January 13 2009
DA 08-0081
IN THE SUPREME COURT OF THE STATE OF MONTANA
2009 MT 10N
STATE OF MONTANA,
Plaintiff and Appellee,
v.
MICHAEL H. DITTON,
Defendant and Appellant.
APPEAL FROM: District Court of the Eighteenth Judicial District,
In and For the County of Gallatin, Cause No. DC 2007-082 A
Honorable Holly Brown, Presiding Judge
COUNSEL OF RECORD:
For Appellant:
Michael H. Ditton, (Self-Represented), Bozeman, Montana
For Appellee:
Hon. Steve Bullock, Montana Attorney General, Deborah F. Butler,
Assistant Attorney General, Helena, Montana
Marty Lambert, Gallatin County Attorney, Matthew B. Lowy, Deputy
County Attorney, Bozeman, Montana
Submitted on Briefs: November 13, 2008
Decided: January 13, 2009
Filed:
__________________________________________
Clerk
Justice Patricia O. Cotter delivered the Opinion of the Court.

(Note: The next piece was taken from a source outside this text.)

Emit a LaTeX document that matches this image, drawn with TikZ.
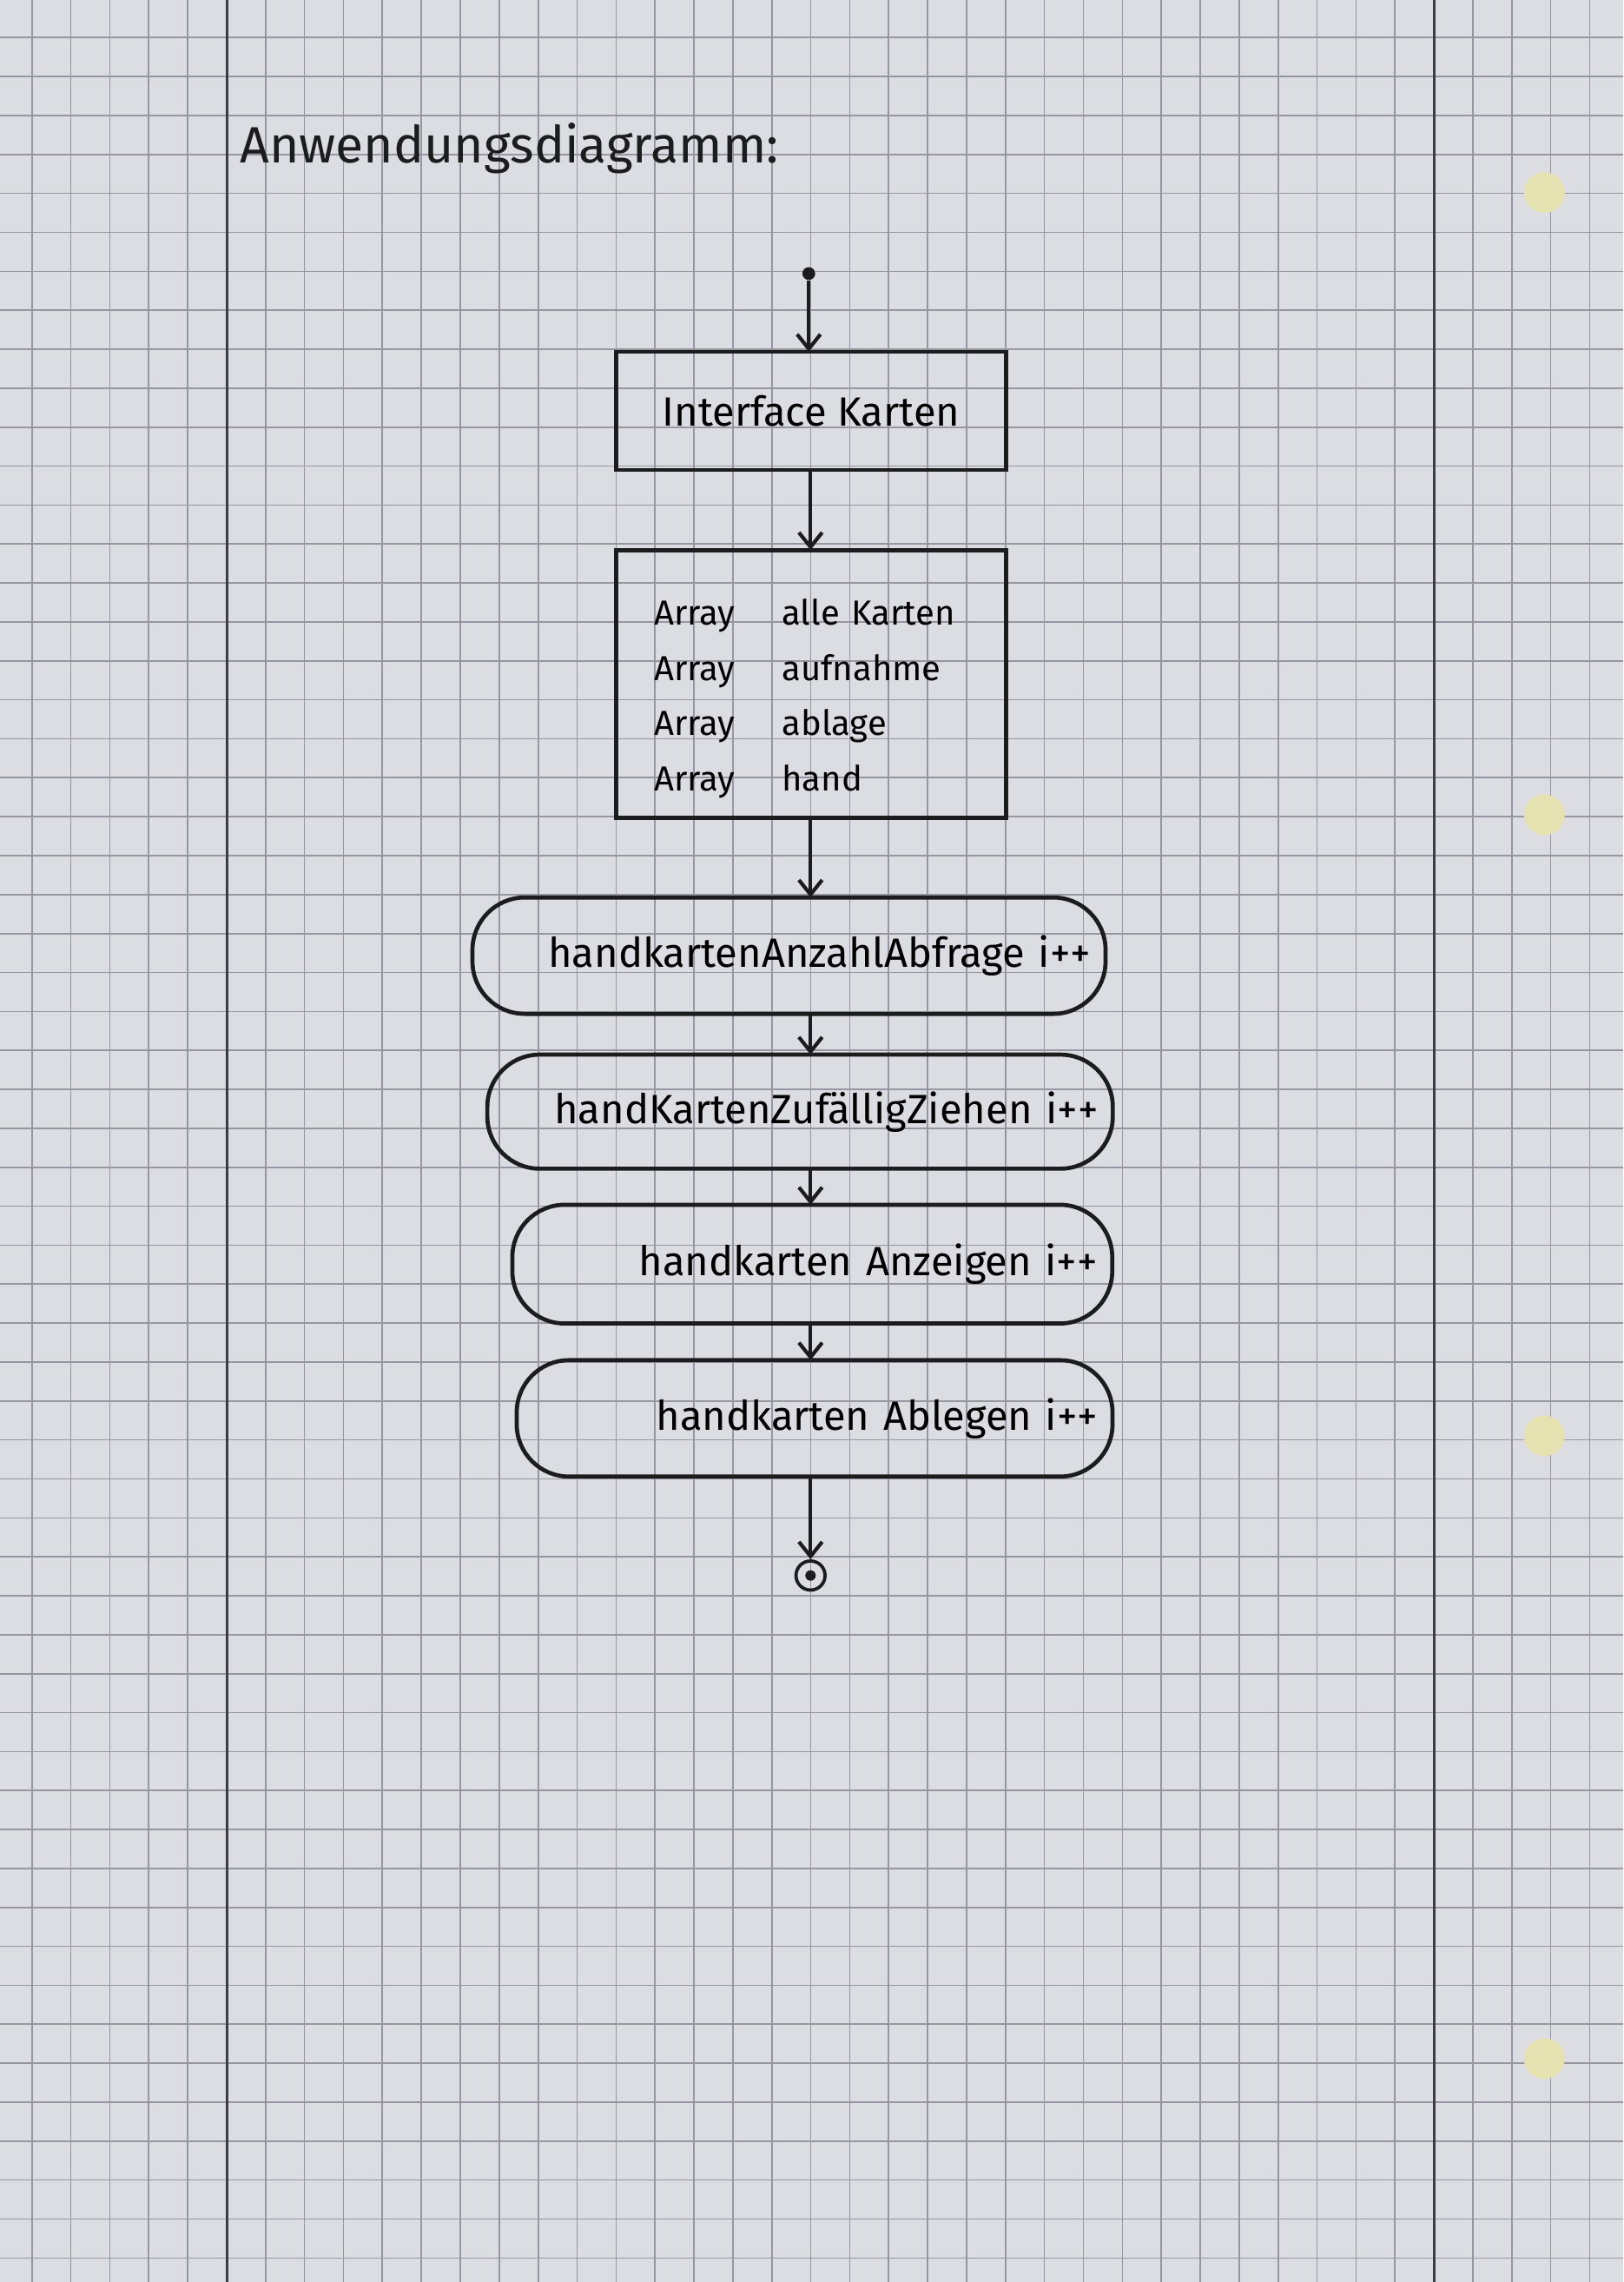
\documentclass[tikz,border=0pt]{standalone}
\usepackage{fontspec}
\setmainfont{Fira Sans}
\usetikzlibrary{arrows.meta}
\definecolor{paper}{RGB}{220,220,227}
\definecolor{gridgray}{RGB}{150,150,162}
\definecolor{margingray}{RGB}{60,60,70}
\definecolor{ink}{RGB}{28,28,30}
\definecolor{hole}{RGB}{229,225,176}
\begin{document}
\begin{tikzpicture}
		[box/.style={draw=ink,line width=2pt,outer sep=0pt,inner sep=0pt},
		 act/.style={box,rounded corners=0.9cm,minimum height=2cm,inner xsep=0.25cm,align=right,font=\fontsize{20}{23}\selectfont},
		 flow/.style={draw=ink,line width=1.8pt,-{Straight Barb[length=2.5mm,width=4mm,line width=1.8pt]}},
		 gridline/.style={draw=gridgray,line width=0.7pt},
		 margin/.style={draw=margingray,line width=1.2pt}]
		\useasboundingbox (0,0) rectangle (27.896,-39.209);

		% paper
		\fill[paper] (0,0) rectangle (27.896,-39.209);
		\draw[gridline,step=0.6693cm,shift={(0.548,-0.646)}] (-0.548,0.646) grid (27.35,-38.56);
		\draw[margin] (3.906,0) -- (3.906,-39.209);
		\draw[margin] (24.652,0) -- (24.652,-39.209);
		\foreach \y in {-3.31,-14.0,-24.67,-35.37}
			\fill[hole] (26.54,\y) circle (0.35);

		\node[anchor=base west,font=\fontsize{25}{28}\selectfont,text=ink] (title) at (4.0,-2.8) {Anwendungsdiagramm:};

		\coordinate (col) at (13.93,0);
		\node[circle,fill=ink,inner sep=0pt,minimum size=0.22cm] (start) at (13.9,-4.70) {};
		\node[box,minimum width=6.7cm,minimum height=2.03cm,font=\fontsize{20}{23}\selectfont] (iface) at (13.94,-7.06) {Interface Karten};
		\node[box,minimum height=4.6cm,inner xsep=0.65cm,text width=5.4cm,align=left,font=\fontsize{17}{27}\selectfont] (arrays) at (13.94,-11.75)
			{\rule{0pt}{0.95cm}\makebox[2.2cm][l]{Array}alle Karten\\
			 \makebox[2.2cm][l]{Array}aufnahme\\
			 \makebox[2.2cm][l]{Array}ablage\\
			 \makebox[2.2cm][l]{Array}hand};
		\node[act,text width=10.38cm] (anzahl) at (13.56,-16.42) {handkartenAnzahlAbfrage i++};
		\node[act,text width=10.25cm,minimum height=1.96cm] (ziehen) at (13.75,-19.10) {handKartenZufälligZiehen i++};
		\node[act,text width=9.81cm,minimum height=2.04cm] (anzeigen) at (13.96,-21.72) {handkarten Anzeigen i++};
		\node[act,text width=9.74cm] (ablegen) at (14.0,-24.37) {handkarten Ablegen i++};
		\node[circle,draw=ink,line width=1.6pt,inner sep=0pt,minimum size=0.5cm] (stop) at (13.93,-27.07) {};
		\fill[ink] (stop) circle (0.09);

		\draw[flow] (start) -- (start |- iface.north);
		\draw[flow] (iface.south -| col) -- (arrays.north -| col);
		\draw[flow] (arrays.south -| col) -- (anzahl.north -| col);
		\draw[flow] (anzahl.south -| col) -- (ziehen.north -| col);
		\draw[flow] (ziehen.south -| col) -- (anzeigen.north -| col);
		\draw[flow] (anzeigen.south -| col) -- (ablegen.north -| col);
		\draw[flow] (ablegen.south -| col) -- (stop);
	\end{tikzpicture}
\end{document}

¶1 Pursuant to Section 1, Paragraph 3(d)(v), Montana Supreme Court 1996 Internal
Operating Rules, as amended in 2003, the following memorandum decision shall not be
cited as precedent. Its case title, Supreme Court cause number and disposition shall be
included in this Court’s quarterly list of noncitable cases published in the Pacific
Reporter and Montana Reports.
¶2 Michael H. Ditton (Ditton), a self-represented litigant, appeals from his conviction
for misdemeanor assault in the Eighteenth Judicial District Court. He presents ten issues
on appeal, covering a wide range of subjects related to the proceedings against him. We
affirm.
¶3 In the afternoon of September 28, 2006, Ditton went to the Bozeman City
Attorney’s office in Bozeman, Montana, to pick up discovery materials for a pending
DUI trial. According to testimony presented at trial, when Ditton showed up at the office
he smelled of alcohol. After Ditton arrived at the office, he walked past the desk of
Karen Semerau (Semerau), an executive assistant to the Bozeman City Manager, and
approached the desk of Heather Bienvenue (Bienvenue), a legal assistant in the office.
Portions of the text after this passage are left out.